** START OF Task inputs **
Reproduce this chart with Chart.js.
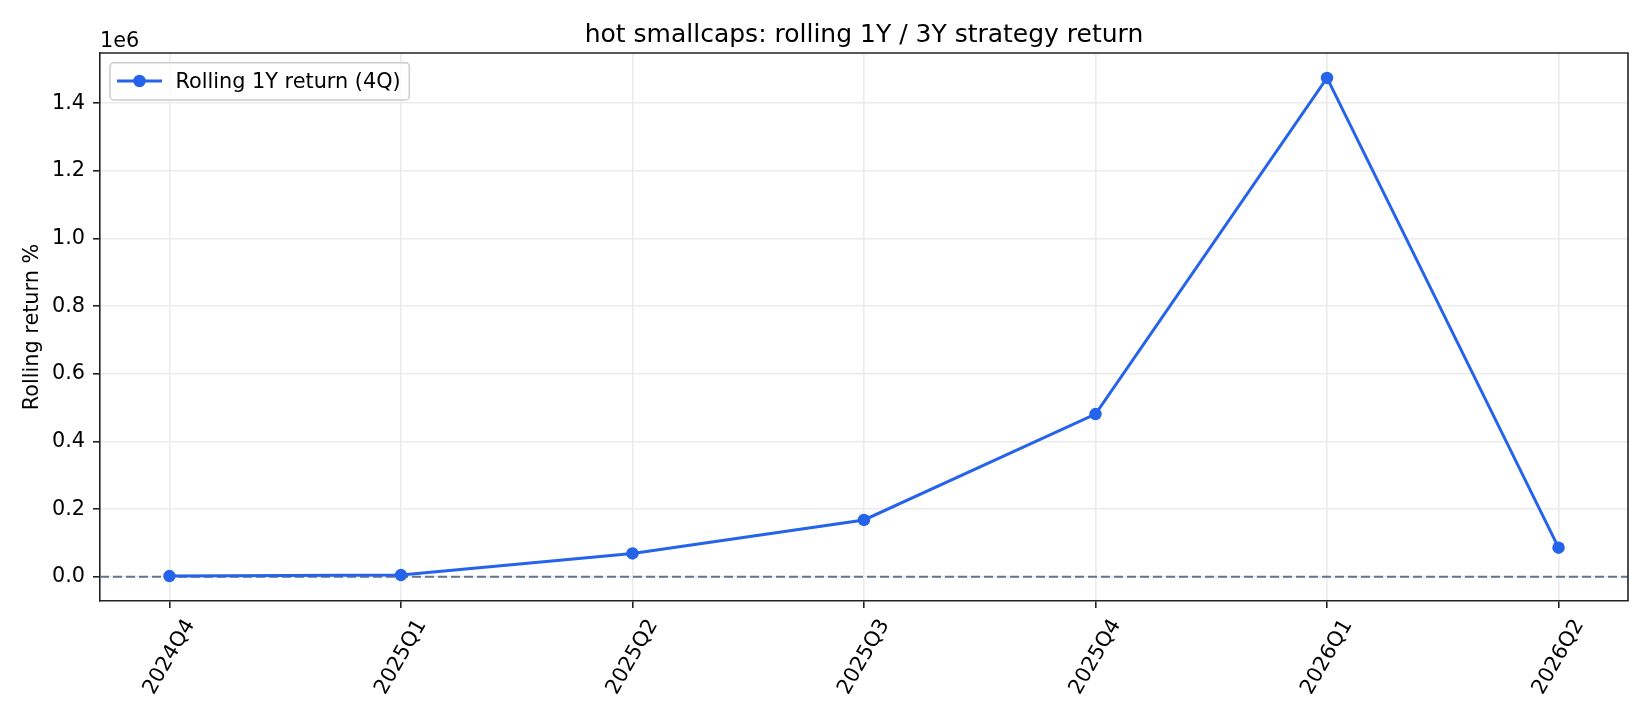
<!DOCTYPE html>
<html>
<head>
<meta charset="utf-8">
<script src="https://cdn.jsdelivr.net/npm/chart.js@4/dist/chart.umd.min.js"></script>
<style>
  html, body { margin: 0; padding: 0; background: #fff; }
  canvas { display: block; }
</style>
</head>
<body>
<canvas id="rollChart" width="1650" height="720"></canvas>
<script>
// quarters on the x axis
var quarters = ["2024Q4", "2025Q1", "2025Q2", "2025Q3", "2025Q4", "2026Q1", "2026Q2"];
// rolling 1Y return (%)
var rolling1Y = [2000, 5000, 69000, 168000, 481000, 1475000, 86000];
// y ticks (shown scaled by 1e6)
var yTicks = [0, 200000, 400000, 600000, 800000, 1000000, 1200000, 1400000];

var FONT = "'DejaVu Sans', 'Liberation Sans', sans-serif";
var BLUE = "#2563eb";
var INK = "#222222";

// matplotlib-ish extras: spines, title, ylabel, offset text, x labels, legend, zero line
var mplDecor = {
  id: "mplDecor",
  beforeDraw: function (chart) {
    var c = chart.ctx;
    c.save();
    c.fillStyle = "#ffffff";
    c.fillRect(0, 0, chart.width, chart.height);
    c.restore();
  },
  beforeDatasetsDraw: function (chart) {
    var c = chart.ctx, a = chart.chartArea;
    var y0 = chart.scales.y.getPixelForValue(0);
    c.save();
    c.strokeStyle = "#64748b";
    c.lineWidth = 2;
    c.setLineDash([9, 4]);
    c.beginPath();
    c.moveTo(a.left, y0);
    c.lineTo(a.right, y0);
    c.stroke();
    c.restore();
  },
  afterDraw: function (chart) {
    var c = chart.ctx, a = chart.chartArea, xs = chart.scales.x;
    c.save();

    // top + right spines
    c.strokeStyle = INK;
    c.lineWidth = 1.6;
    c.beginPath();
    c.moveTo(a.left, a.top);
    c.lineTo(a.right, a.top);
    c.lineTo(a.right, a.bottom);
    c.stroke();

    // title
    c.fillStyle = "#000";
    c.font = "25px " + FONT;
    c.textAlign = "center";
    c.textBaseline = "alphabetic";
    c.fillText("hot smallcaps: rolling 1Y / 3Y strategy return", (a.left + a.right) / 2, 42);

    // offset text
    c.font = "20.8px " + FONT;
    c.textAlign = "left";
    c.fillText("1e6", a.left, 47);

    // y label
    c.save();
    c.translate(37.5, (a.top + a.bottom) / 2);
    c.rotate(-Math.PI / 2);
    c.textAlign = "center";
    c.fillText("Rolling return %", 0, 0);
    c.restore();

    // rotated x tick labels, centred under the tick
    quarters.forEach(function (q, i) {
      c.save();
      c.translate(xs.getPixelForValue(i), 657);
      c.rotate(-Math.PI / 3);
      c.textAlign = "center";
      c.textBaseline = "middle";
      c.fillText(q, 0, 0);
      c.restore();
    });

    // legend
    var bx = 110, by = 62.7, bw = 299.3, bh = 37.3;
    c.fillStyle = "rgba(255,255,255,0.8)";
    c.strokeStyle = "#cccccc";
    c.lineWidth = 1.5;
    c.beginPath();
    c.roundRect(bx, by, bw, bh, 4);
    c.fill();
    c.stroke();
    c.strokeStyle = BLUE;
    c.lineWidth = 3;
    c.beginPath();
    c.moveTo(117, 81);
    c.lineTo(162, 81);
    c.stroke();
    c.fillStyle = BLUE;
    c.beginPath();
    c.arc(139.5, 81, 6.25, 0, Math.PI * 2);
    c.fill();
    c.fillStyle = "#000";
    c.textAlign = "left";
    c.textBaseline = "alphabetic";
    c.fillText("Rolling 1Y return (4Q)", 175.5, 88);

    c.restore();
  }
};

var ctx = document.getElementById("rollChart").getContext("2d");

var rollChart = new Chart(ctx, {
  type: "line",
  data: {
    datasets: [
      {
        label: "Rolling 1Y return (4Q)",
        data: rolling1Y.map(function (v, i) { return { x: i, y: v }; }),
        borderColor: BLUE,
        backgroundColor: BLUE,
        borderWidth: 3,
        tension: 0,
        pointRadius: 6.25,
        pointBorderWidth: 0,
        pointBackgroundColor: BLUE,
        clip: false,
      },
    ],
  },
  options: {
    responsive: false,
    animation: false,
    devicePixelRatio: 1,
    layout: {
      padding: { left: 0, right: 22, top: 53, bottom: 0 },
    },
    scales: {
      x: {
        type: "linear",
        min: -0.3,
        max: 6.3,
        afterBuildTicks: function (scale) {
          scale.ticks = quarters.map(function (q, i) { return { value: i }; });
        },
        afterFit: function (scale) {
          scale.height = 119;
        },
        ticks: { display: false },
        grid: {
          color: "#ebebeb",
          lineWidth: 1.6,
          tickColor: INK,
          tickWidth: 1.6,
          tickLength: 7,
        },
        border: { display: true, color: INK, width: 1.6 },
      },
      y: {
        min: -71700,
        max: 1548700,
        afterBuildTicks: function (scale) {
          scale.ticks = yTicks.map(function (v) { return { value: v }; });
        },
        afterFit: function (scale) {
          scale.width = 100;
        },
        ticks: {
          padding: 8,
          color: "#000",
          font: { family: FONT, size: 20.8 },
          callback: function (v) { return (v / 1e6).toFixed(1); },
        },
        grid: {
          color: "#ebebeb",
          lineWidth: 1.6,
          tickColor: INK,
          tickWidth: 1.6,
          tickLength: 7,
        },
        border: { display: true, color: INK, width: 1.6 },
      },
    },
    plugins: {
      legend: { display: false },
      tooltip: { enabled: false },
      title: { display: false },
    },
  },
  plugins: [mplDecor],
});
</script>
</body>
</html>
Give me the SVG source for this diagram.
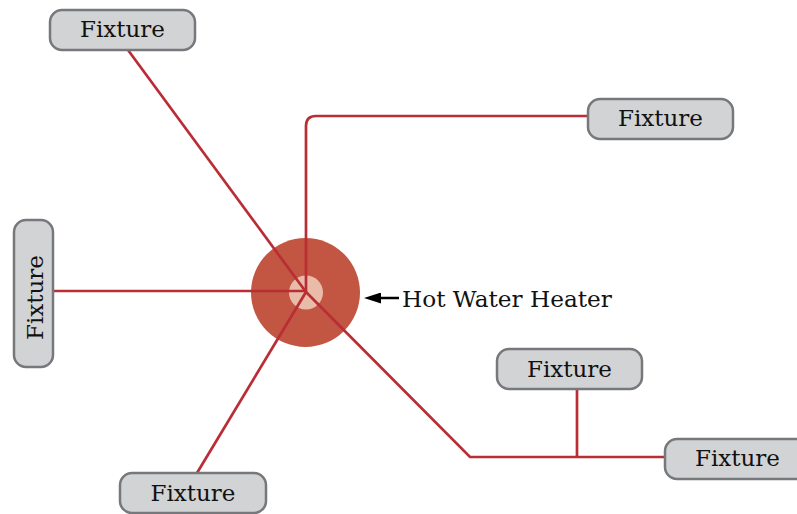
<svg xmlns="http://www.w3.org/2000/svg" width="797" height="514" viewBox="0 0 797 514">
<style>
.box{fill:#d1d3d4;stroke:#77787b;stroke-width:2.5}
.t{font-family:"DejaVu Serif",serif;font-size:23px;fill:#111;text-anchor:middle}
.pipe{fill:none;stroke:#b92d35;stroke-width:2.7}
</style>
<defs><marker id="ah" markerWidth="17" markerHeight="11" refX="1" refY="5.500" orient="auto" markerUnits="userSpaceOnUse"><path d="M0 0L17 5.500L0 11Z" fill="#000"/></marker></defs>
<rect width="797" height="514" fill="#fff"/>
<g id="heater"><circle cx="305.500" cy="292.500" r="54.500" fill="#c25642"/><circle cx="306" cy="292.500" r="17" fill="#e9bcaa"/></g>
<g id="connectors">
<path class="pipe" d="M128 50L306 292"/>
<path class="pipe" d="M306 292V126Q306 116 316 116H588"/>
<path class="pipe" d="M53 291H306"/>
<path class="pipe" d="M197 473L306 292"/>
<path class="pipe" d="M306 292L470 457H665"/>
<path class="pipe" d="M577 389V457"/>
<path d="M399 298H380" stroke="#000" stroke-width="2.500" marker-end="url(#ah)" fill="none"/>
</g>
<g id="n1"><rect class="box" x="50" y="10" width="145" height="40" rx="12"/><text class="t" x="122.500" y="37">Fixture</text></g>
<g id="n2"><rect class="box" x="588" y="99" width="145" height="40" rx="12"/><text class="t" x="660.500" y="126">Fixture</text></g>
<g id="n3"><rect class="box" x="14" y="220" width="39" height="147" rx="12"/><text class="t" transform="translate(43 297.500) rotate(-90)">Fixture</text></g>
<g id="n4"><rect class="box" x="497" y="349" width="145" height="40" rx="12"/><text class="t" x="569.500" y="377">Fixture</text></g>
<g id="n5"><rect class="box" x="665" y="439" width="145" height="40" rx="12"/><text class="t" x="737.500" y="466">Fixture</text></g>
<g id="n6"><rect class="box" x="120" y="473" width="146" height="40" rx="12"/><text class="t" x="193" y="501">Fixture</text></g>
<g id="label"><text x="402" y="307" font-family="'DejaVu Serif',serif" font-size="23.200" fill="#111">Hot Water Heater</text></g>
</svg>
** END OF Task inputs **
• **What is needed**:
Take every line from the records above that has the word "this" and copy it.

• **Written response**:
Reproduce this chart with Chart.js.
Give me the SVG source for this diagram.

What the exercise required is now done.